Greg Kilminster
Head of Product - Content
Stay informed with our monthly regulatory and compliance recap, providing you with a comprehensive overview of the latest regulatory events. For daily updates, check out our RegNews summaries here.
Enforcement
The Financial Conduct Authority (FCA) has been relatively quiet in terms of financial penalties imposed on individuals and entities this year, but two individuals were fined in September for providing flawed advice to pension clients.
The SEC began the month reasonably quietly too, charging five IAs with client asset failures and Virtu Americas a week later with breaching internal barriers between its prop trading and institutional customer execution services.
However, the same regulator went into overdrive in the last week of the month issuing more than $200 million in the last ten days of the month alone in fines, disgorgement and interest charges. There were some familiar names amongst these enforcements including Kroll, Goldman Sachs, and, from the CFTC, JP Morgan, Goldman Sachs and Bank of America who were fined for failings around swap dealer activities.
The CFTC also fined Interactive Brokers $20 million for yet another record keeping failure, just a month after Goldman and Citi were fined by the same regulator for their own record keeping violations.
Consultations
The UK’s FCA launched three consultations in September: on the Insurance Distribution Directive; Diversity and Inclusion in the Financial Services Sector and Consumer Credit – Product Data Sales Reporting.
The FCA also took a look at the PEP/banking issue that had been brought to prominence earlier in the year following the spat between Nigel Farage and Coutts bank.
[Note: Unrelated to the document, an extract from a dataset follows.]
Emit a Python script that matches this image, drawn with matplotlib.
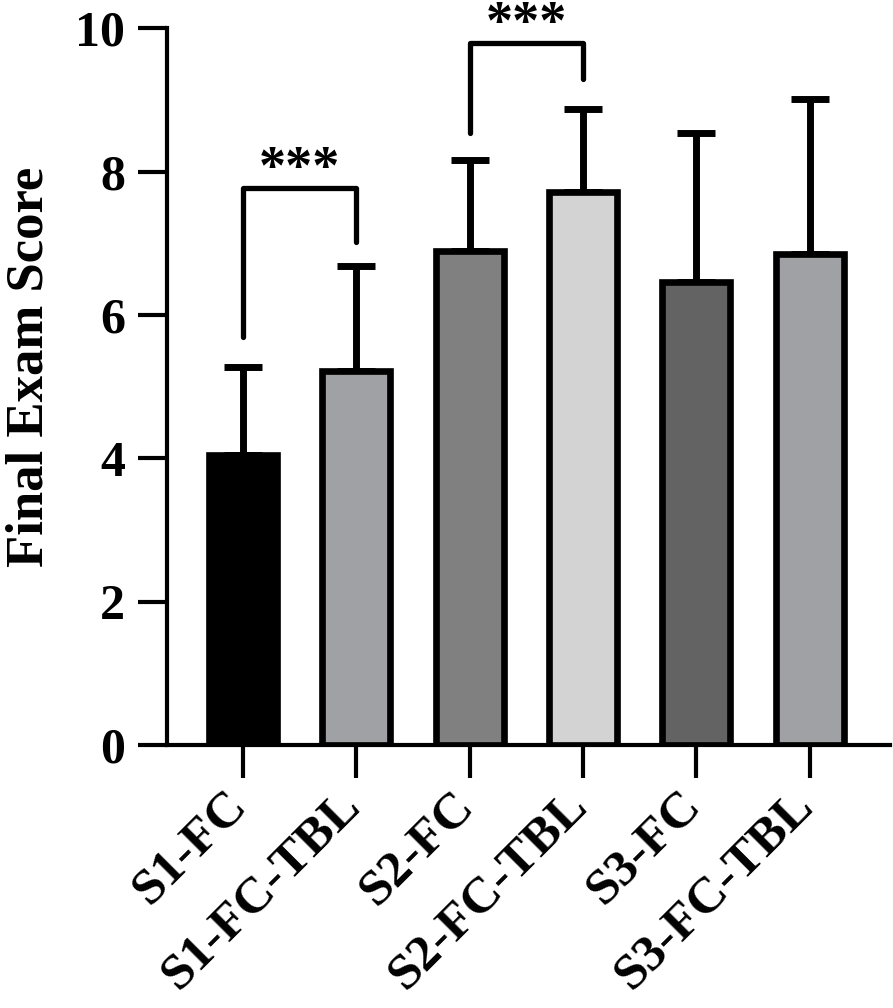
import numpy as np
import matplotlib
matplotlib.use("Agg")
import matplotlib.pyplot as plt
import matplotlib.transforms as mtransforms

# values
groups = ["S1-FC", "S1-FC-TBL", "S2-FC", "S2-FC-TBL", "S3-FC", "S3-FC-TBL"]
means = [4.05, 5.22, 6.90, 7.72, 6.46, 6.85]
sds = [1.22, 1.46, 1.26, 1.16, 2.08, 2.17]
colors = ["#000000", "#a0a1a4", "#808080", "#d3d3d3", "#636363", "#a0a1a4"]

# significance brackets: (left bar, right bar, top, left leg bottom, right leg bottom)
brackets = [(0, 1, 7.77, 5.70, 7.02), (2, 3, 9.79, 8.54, 9.30)]

plt.rcParams["font.family"] = ["Liberation Serif", "DejaVu Serif"]
plt.rcParams["font.weight"] = "bold"

fig = plt.figure(figsize=(8.93, 10.08), dpi=100)
ax = fig.add_axes([0.1867, 0.261, 0.81, 0.7108])

x = np.arange(len(groups))
ax.errorbar(x, means, yerr=[np.zeros(len(sds)), sds], fmt="none",
            ecolor="black", elinewidth=5, capsize=14, capthick=5, zorder=1)
ax.bar(x, means, width=0.6, color=colors, edgecolor="black",
       linewidth=4.8, zorder=2)

for i, j, top, lb, rb in brackets:
    ax.plot([x[i], x[i], x[j], x[j]], [lb, top, top, rb], color="black",
            lw=3.8, solid_capstyle="round", clip_on=False, zorder=3)
    ax.text((x[i] + x[j]) / 2, top + 0.07, "***", ha="center", va="baseline",
            fontsize=39, fontweight="bold", clip_on=False)

ax.set_xlim(-0.673, 5.71)
ax.set_ylim(0, 10)
ax.set_yticks([0, 2, 4, 6, 8, 10])
ax.set_xticks(x)
ax.set_xticklabels(groups, rotation=45, ha="right", rotation_mode="anchor")

ax.spines["top"].set_visible(False)
ax.spines["right"].set_visible(False)
ax.spines["left"].set_linewidth(3)
ax.spines["bottom"].set_linewidth(3)
ax.tick_params(axis="y", direction="out", length=21, width=3, pad=9,
               labelsize=36)
ax.tick_params(axis="x", direction="out", length=24, width=3, pad=3,
               labelsize=37)
shift = mtransforms.ScaledTranslation(-14 / 72, 0, fig.dpi_scale_trans)
for lab in ax.get_xticklabels():
    lab.set_fontweight("bold")
    lab.set_transform(lab.get_transform() + shift)
for lab in ax.get_yticklabels():
    lab.set_fontweight("bold")

ax.set_ylabel("Final Exam Score", fontsize=38, fontweight="bold")
ax.yaxis.set_label_coords(-0.157, 0.527)

fig.savefig("out.png", dpi=100)
plt.close(fig)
The regulator’s early findings suggested there was little evidence to suggest banks deliberately targeted PEPS but with a full review not due until June 2024, there may be more to come.
Meanwhile the European Securities and Markets Authority issued an update on its own consultation activity and elsewhere several regulators started teeing up their 2024 activities with the FCA advising wholesale banks of future plans and EIOPA outlining its broad thematic focus, and the SEC hinting at its future domestic and international agenda.
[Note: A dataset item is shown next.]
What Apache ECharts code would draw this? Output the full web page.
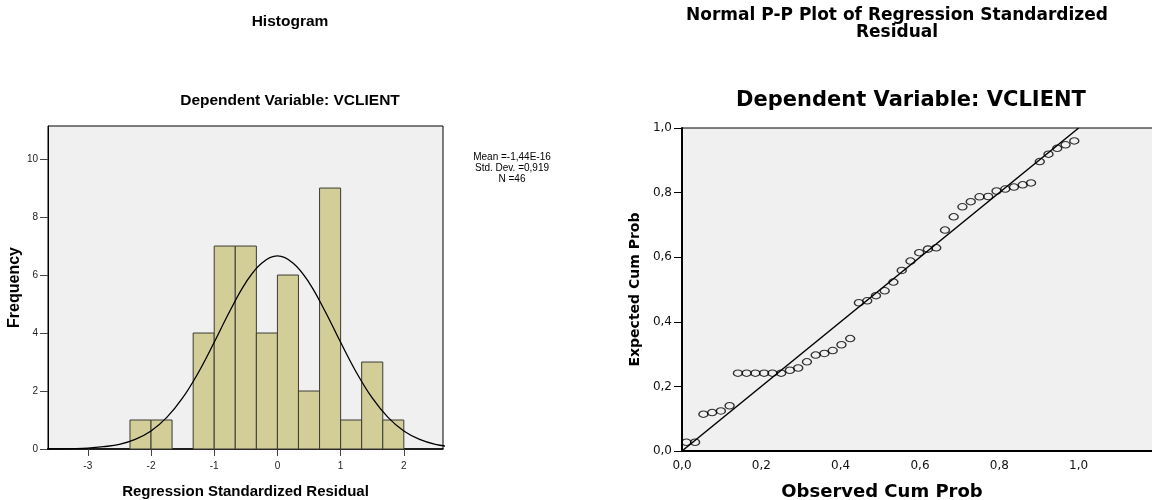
<!DOCTYPE html>
<html>
<head>
<meta charset="utf-8">
<script src="https://cdn.jsdelivr.net/npm/echarts@6/dist/echarts.min.js"></script>
<style>
  html, body { margin: 0; padding: 0; background: #fff; }
  #chart { width: 1152px; height: 500px; }
</style>
</head>
<body>
<div id="chart"></div>
<script>
// histogram of regression standardized residuals
const binLow = [-2.333, -2, -1.667, -1.333, -1, -0.667, -0.333, 0, 0.333, 0.667, 1, 1.333, 1.667]
const binHigh = [-2, -1.667, -1.333, -1, -0.667, -0.333, 0, 0.333, 0.667, 1, 1.333, 1.667, 2]
const binCount = [1, 1, 0, 4, 7, 7, 4, 6, 2, 9, 1, 3, 1]

// normal curve, heights
const curveX = [-3.75, -3.5, -3.25, -3, -2.75, -2.5, -2.25, -2, -1.75, -1.5, -1.25, -1, -0.75, -0.5, -0.25,
  0, 0.25, 0.5, 0.75, 1, 1.25, 1.5, 1.75, 2, 2.25, 2.5, 2.75]
const curveY = [0.00, 0.00, 0.01, 0.03, 0.08, 0.16, 0.33, 0.62, 1.09, 1.76, 2.64, 3.68, 4.77, 5.74, 6.41,
  6.66, 6.41, 5.74, 4.77, 3.68, 2.64, 1.76, 1.09, 0.62, 0.33, 0.16, 0.08]

const histXTicks = [-3, -2, -1, 0, 1, 2]
const histYTicks = [0, 2, 4, 6, 8, 10]
const statLines = ['Mean =-1,44E-16', 'Std. Dev. =0,919', 'N =46']

// normal P-P plot
const ppObserved = [0.011, 0.033, 0.054, 0.076, 0.098, 0.120, 0.141, 0.163, 0.185, 0.207,
  0.228, 0.250, 0.272, 0.293, 0.315, 0.337, 0.359, 0.380, 0.402, 0.424,
  0.446, 0.467, 0.489, 0.511, 0.533, 0.554, 0.576, 0.598, 0.620, 0.641,
  0.663, 0.685, 0.707, 0.728, 0.750, 0.772, 0.793, 0.815, 0.837, 0.859,
  0.880, 0.902, 0.924, 0.946, 0.967, 0.989]
const ppExpected = [0.027, 0.027, 0.114, 0.119, 0.124, 0.140, 0.241, 0.241, 0.241, 0.241,
  0.241, 0.241, 0.250, 0.257, 0.276, 0.297, 0.302, 0.311, 0.329, 0.348,
  0.459, 0.465, 0.481, 0.496, 0.523, 0.559, 0.588, 0.614, 0.625, 0.629,
  0.684, 0.725, 0.756, 0.772, 0.787, 0.788, 0.805, 0.811, 0.817, 0.824,
  0.830, 0.896, 0.919, 0.937, 0.948, 0.960]
const ppTicks = [0, 0.2, 0.4, 0.6, 0.8, 1.0]
const diagonal = [[0, 0], [1, 1]]

const leftFont = 'Liberation Sans, Arial, sans-serif'
const rightFont = 'DejaVu Sans, sans-serif'
const commaFmt = v => v.toFixed(1).replace('.', ',')

const chart = echarts.init(document.getElementById('chart'))

const option = {
  animation: false,
  title: [
    {
      text: 'Histogram', left: 290, top: 14, textAlign: 'center', padding: 0,
      textStyle: { fontFamily: leftFont, fontSize: 15.5, fontWeight: 'bold', color: '#000' }
    },
    {
      text: 'Dependent Variable: VCLIENT', left: 290, top: 93, textAlign: 'center', padding: 0,
      textStyle: { fontFamily: leftFont, fontSize: 15.5, fontWeight: 'bold', color: '#000' }
    },
    {
      text: statLines.join('\n'), left: 512, top: 152, textAlign: 'center', padding: 0,
      textStyle: { fontFamily: leftFont, fontSize: 10, lineHeight: 11, fontWeight: 'normal', color: '#000' }
    },
    {
      text: 'Normal P-P Plot of Regression Standardized\nResidual', left: 897, top: 7, textAlign: 'center', padding: 0,
      textStyle: { fontFamily: rightFont, fontSize: 17, lineHeight: 17, fontWeight: 'bold', color: '#000' }
    },
    {
      text: 'Dependent Variable: VCLIENT', left: 911, top: 90, textAlign: 'center', padding: 0,
      textStyle: { fontFamily: rightFont, fontSize: 21, fontWeight: 'bold', color: '#000' }
    }
  ],
  grid: [
    {
      left: 48, top: 126, width: 395, height: 323, outerBoundsMode: 'none',
      show: true, backgroundColor: '#f0f0f0', borderColor: '#000', borderWidth: 1
    },
    {
      left: 682, top: 128, width: 472, height: 323, outerBoundsMode: 'none',
      show: true, backgroundColor: '#f0f0f0', borderColor: '#000', borderWidth: 1
    }
  ],
  xAxis: [
    {
      gridIndex: 0, type: 'value', min: -3.63, max: 2.62,
      axisLine: { onZero: false, lineStyle: { color: '#000', width: 1.5 } },
      axisTick: { length: 7, customValues: histXTicks, lineStyle: { color: '#444' } },
      axisLabel: { customValues: histXTicks, fontFamily: leftFont, fontSize: 10, color: '#222', margin: 12 },
      splitLine: { show: false },
      name: 'Regression Standardized Residual', nameLocation: 'middle', nameGap: 35,
      nameTextStyle: { fontFamily: leftFont, fontSize: 15, fontWeight: 'bold', color: '#000' }
    },
    {
      gridIndex: 1, type: 'value', min: 0, max: 1.19,
      axisLine: { onZero: false, lineStyle: { color: '#000', width: 2 } },
      axisTick: { show: false },
      axisLabel: { customValues: ppTicks, formatter: commaFmt, fontFamily: rightFont, fontSize: 12, color: '#111', margin: 9 },
      splitLine: { show: false },
      name: 'Observed Cum Prob', nameLocation: 'middle', nameGap: 32,
      nameTextStyle: { fontFamily: rightFont, fontSize: 18, fontWeight: 'bold', color: '#000', padding: [0, 72, 0, 0] }
    }
  ],
  yAxis: [
    {
      gridIndex: 0, type: 'value', min: 0, max: 11.14,
      axisLine: { show: true, onZero: false, lineStyle: { color: '#000', width: 1 } },
      axisTick: { show: true, length: 8, customValues: histYTicks, lineStyle: { color: '#444' } },
      axisLabel: { customValues: histYTicks, fontFamily: leftFont, fontSize: 10, color: '#222', margin: 10 },
      splitLine: { show: false },
      name: 'Frequency', nameLocation: 'middle', nameGap: 17, nameRotate: 90,
      nameTextStyle: { fontFamily: leftFont, fontSize: 16, fontWeight: 'bold', color: '#000' }
    },
    {
      gridIndex: 1, type: 'value', min: 0, max: 1,
      axisLine: { show: true, onZero: false, lineStyle: { color: '#000', width: 2 } },
      axisTick: { show: true, length: 8, customValues: ppTicks, lineStyle: { color: '#000' } },
      axisLabel: { customValues: ppTicks, formatter: commaFmt, fontFamily: rightFont, fontSize: 12, color: '#111', margin: 10 },
      splitLine: { show: false },
      name: 'Expected Cum Prob', nameLocation: 'middle', nameGap: 40, nameRotate: 90,
      nameTextStyle: { fontFamily: rightFont, fontSize: 14, fontWeight: 'bold', color: '#000' }
    }
  ],
  series: [
    {
      type: 'custom',
      xAxisIndex: 0, yAxisIndex: 0,
      z: 2,
      data: binLow.map((v, i) => [v, binHigh[i], binCount[i]]),
      encode: { x: [0, 1], y: 2 },
      renderItem: function (params, api) {
        if (api.value(2) === 0) return null
        const p0 = api.coord([api.value(0), api.value(2)])
        const p1 = api.coord([api.value(1), 0])
        return {
          type: 'rect',
          shape: { x: p0[0], y: p0[1], width: p1[0] - p0[0], height: p1[1] - p0[1] },
          style: { fill: '#d3ce98', stroke: '#3b3b33', lineWidth: 1 }
        }
      }
    },
    {
      type: 'line',
      xAxisIndex: 0, yAxisIndex: 0,
      z: 3,
      data: curveX.map((x, i) => [x, curveY[i]]),
      smooth: 0.4,
      symbol: 'none',
      lineStyle: { color: '#000', width: 1.3 }
    },
    {
      type: 'line',
      xAxisIndex: 1, yAxisIndex: 1,
      z: 2,
      data: diagonal,
      symbol: 'none',
      lineStyle: { color: '#000', width: 1.5 }
    },
    {
      type: 'scatter',
      xAxisIndex: 1, yAxisIndex: 1,
      z: 3,
      data: ppObserved.map((x, i) => [x, ppExpected[i]]),
      symbol: 'circle',
      symbolSize: [9, 6.5],
      itemStyle: { color: 'rgba(0,0,0,0)', borderColor: '#000', borderWidth: 1.2 }
    }
  ]
}

chart.setOption(option)
</script>
</body>
</html>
Several regulators made speeches or issued statements during the month that considered a digital future with artificial intelligence playing a critical part in financial services compliance and an article published by the American Bankers Association helpfully summarised some of the thinking.
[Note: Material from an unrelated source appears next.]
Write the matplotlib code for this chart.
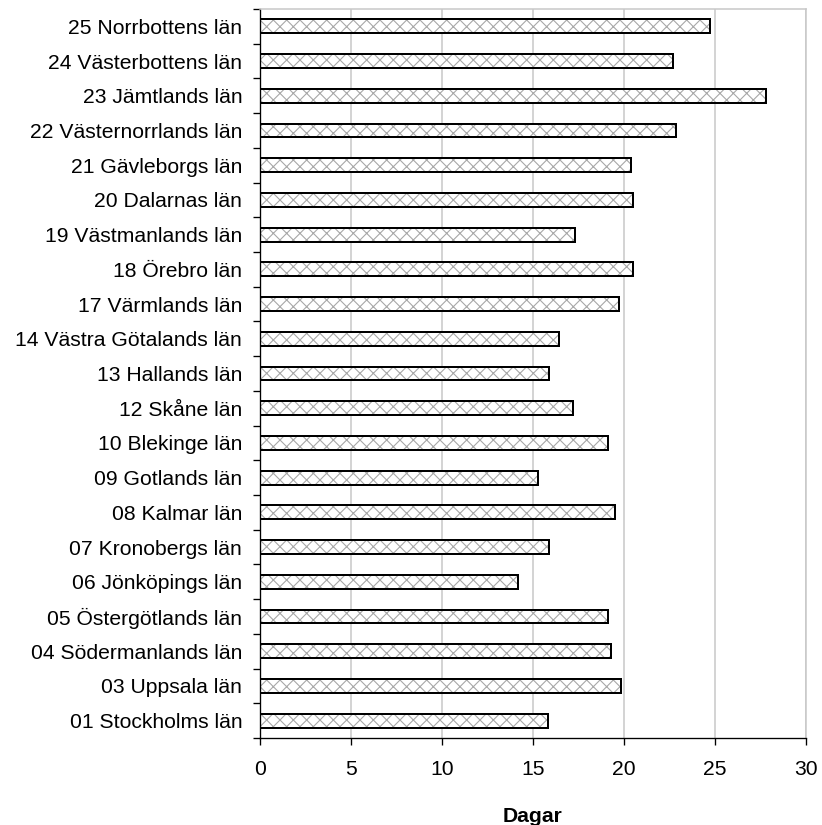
import matplotlib.pyplot as plt
import numpy as np

plt.rcParams['font.family'] = ['Liberation Sans', 'DejaVu Sans']
plt.rcParams['hatch.linewidth'] = 1.0

# counties, bottom to top
lan = ['01 Stockholms län', '03 Uppsala län', '04 Södermanlands län',
       '05 Östergötlands län', '06 Jönköpings län', '07 Kronobergs län',
       '08 Kalmar län', '09 Gotlands län', '10 Blekinge län', '12 Skåne län',
       '13 Hallands län', '14 Västra Götalands län', '17 Värmlands län',
       '18 Örebro län', '19 Västmanlands län', '20 Dalarnas län',
       '21 Gävleborgs län', '22 Västernorrlands län', '23 Jämtlands län',
       '24 Västerbottens län', '25 Norrbottens län']
dagar = [15.8, 19.85, 19.3, 19.1, 14.15, 15.9, 19.5, 15.25, 19.1, 17.2,
         15.9, 16.45, 19.75, 20.5, 17.33, 20.5, 20.4, 22.83, 27.8, 22.7, 24.7]
xticks = [0, 5, 10, 15, 20, 25, 30]

dpi = 80
fig = plt.figure(figsize=(822 / dpi, 825 / dpi), dpi=dpi)
ax = fig.add_axes([260 / 822, 87 / 825, 546 / 822, 729 / 825])

y = np.arange(len(lan))
# hatch drawn grey, outline drawn black on top
ax.barh(y, dagar, height=0.4, color='white', edgecolor='#a8a8a8',
        hatch='xx', linewidth=0, zorder=2)
ax.barh(y, dagar, height=0.4, fill=False, edgecolor='black',
        linewidth=1.8, zorder=3)

ax.set_xlim(0, 30)
ax.set_ylim(-0.5, len(lan) - 0.5)
ax.set_xticks(xticks)
ax.set_yticks(y)
ax.set_yticklabels(lan)
ax.set_yticks(np.arange(len(lan) + 1) - 0.5, minor=True)

ax.tick_params(axis='y', which='major', length=0, pad=16, labelsize=19)
ax.tick_params(axis='y', which='minor', length=6, width=1.2, direction='out')
ax.tick_params(axis='x', length=6, width=1.2, direction='out', pad=14,
               labelsize=19)

ax.grid(axis='x', color='#c8c8c8', linewidth=1.4, zorder=0)
ax.set_axisbelow(True)
for s in ['top', 'right']:
    ax.spines[s].set_color('#c8c8c8')
    ax.spines[s].set_linewidth(1.4)
for s in ['left', 'bottom']:
    ax.spines[s].set_linewidth(1.2)

ax.set_xlabel('Dagar', fontsize=19, fontweight='bold', labelpad=25)

fig.savefig('out.png', dpi=dpi)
A senior executive at the Deutsche Bundesbank called for a new international regulator for digital assets, whilst the CFTC called for a pilot programme for digital assets, emphasising its view that more legislation is required in this sector.
Another CTFC executive director confirmed digital assets are in the regulator’s spotlight in a speech on enforcing in digital derivatives markets.
Policies and Procedures
The SEC approved an amendment to the National Market System (NMS) Plan governing the Consolidated Audit Trail (CAT) at the start of the month and a week or so later finalised its guidance on the “names rule” to try to combat greenwashing by funds. Later in the month it also approved a revised Privacy Act rule.
In the UK both the Office of Financial Sanctions Implementation and the FCA offered new guidance on sanctions, the former on its new powers, the latter on better sanctions practices following its survey of 90 firms. The FCA also announced it may delay aspects of its crypto promotions regime, scheduled to come into force early October 2023.
Finally, on the same day we reported that the Hong Kong Securities and Futures Commission (SFC) had adopted new changes to its Codes on Takeovers and Mergers and Share Buy-backs and that the US National Credit Union had approved a new rule which provides flexibility for federally insured credit unions to take advantage of advanced technologies and opportunities offered by the financial technology sector.